We next simulate two new patients cohorts (with different covariates compared to the original data set). The first cohort is composed of patients with a quite good karno score, around 70, and mostly with squamous cell types (70% squamous, 10% adeno, 10% smallcell, 10% large). The second cohort contains patients having mostly adeno or smallcell celltypes (40% adeno, 40% smallcell, 10% large, 10% squamous) and a low karno score, around 40.

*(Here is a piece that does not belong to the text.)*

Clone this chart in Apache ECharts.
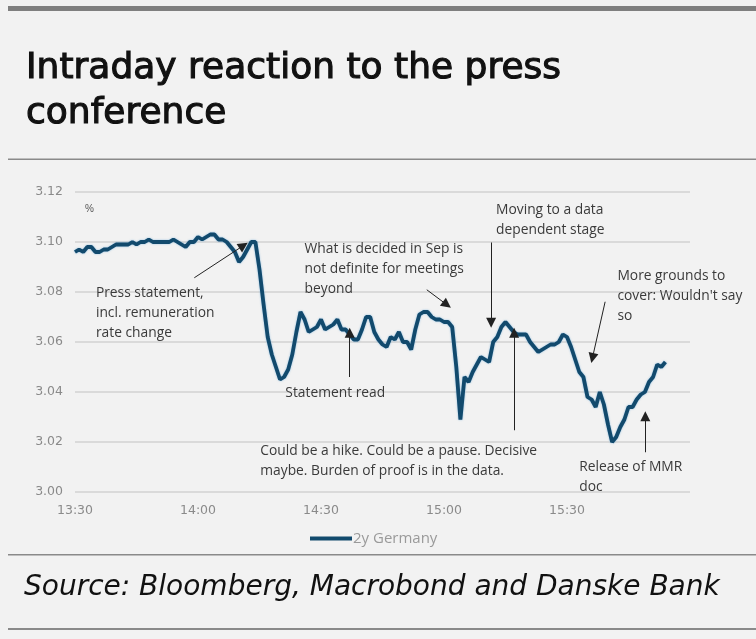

To simulate these two cohorts, we create two groups, each defined via a data frame of the individuals covariates, and pass them as simulx input argument. For instance for group 1:

# covariate data frame for group 1, with column id and one column per covariate
cov1 <- data.frame(id=1:137,
                   karno = rnorm(137,mean=70, sd=5),
                   celltype = c(rep("squamous",100),rep("large",12),rep("smallcell",12),rep("adeno",13)),
                   diagtime = NaN,                                #unused in model but must be present
                   age = NaN,                                     #unused in model but must be present
                   trt = c(rep("test",100),rep("standard",37)),   #unused in model but must be present
                   priortherapy = c(rep("yes",100),rep("no",37))) #unused in model but must be present

#============= calling simulx for group 1
res1 <- simulx(project = project.file,
               parameter = cov1)

After having put together the results for group 1 and group 2, we obtain the following prediction:

Because the time of death is a random variable, several simulations of the same population will lead to different survival curves. We can assess the uncertainty of the survival curve by doing replicates. This can be done very easily by adding an argument nrep:

res1 <- simulx(project = project.file,
               parameter = cov1,
               nrep = 100)

We then obtain a prediction interval for the two survival curves:

Conclusion

Monolix permits an efficient parametric analysis of this TTE data set. The risk of death for male patients with advanced inoperable lung cancer appears to be constant over time (exponential distribution of death times). Prognostic factors are the histological type of the tumor (cell type) and the overall health Karnofsky score. Unfortunately, no improvement with the new treatment can be shown, given the data. The parametric nature of the model permits to easily predict the survival probability for a typical subject with a given celltype and a given karno score.

Using Simulx, the developed parametric model can be used for more advanced predictions. Indeed, we can define new populations with a complex mix of covariates (different celltypes and different karno scores) and simulate the expected survival for this population. The uncertainty of the prediction can easily be assessed via replicates.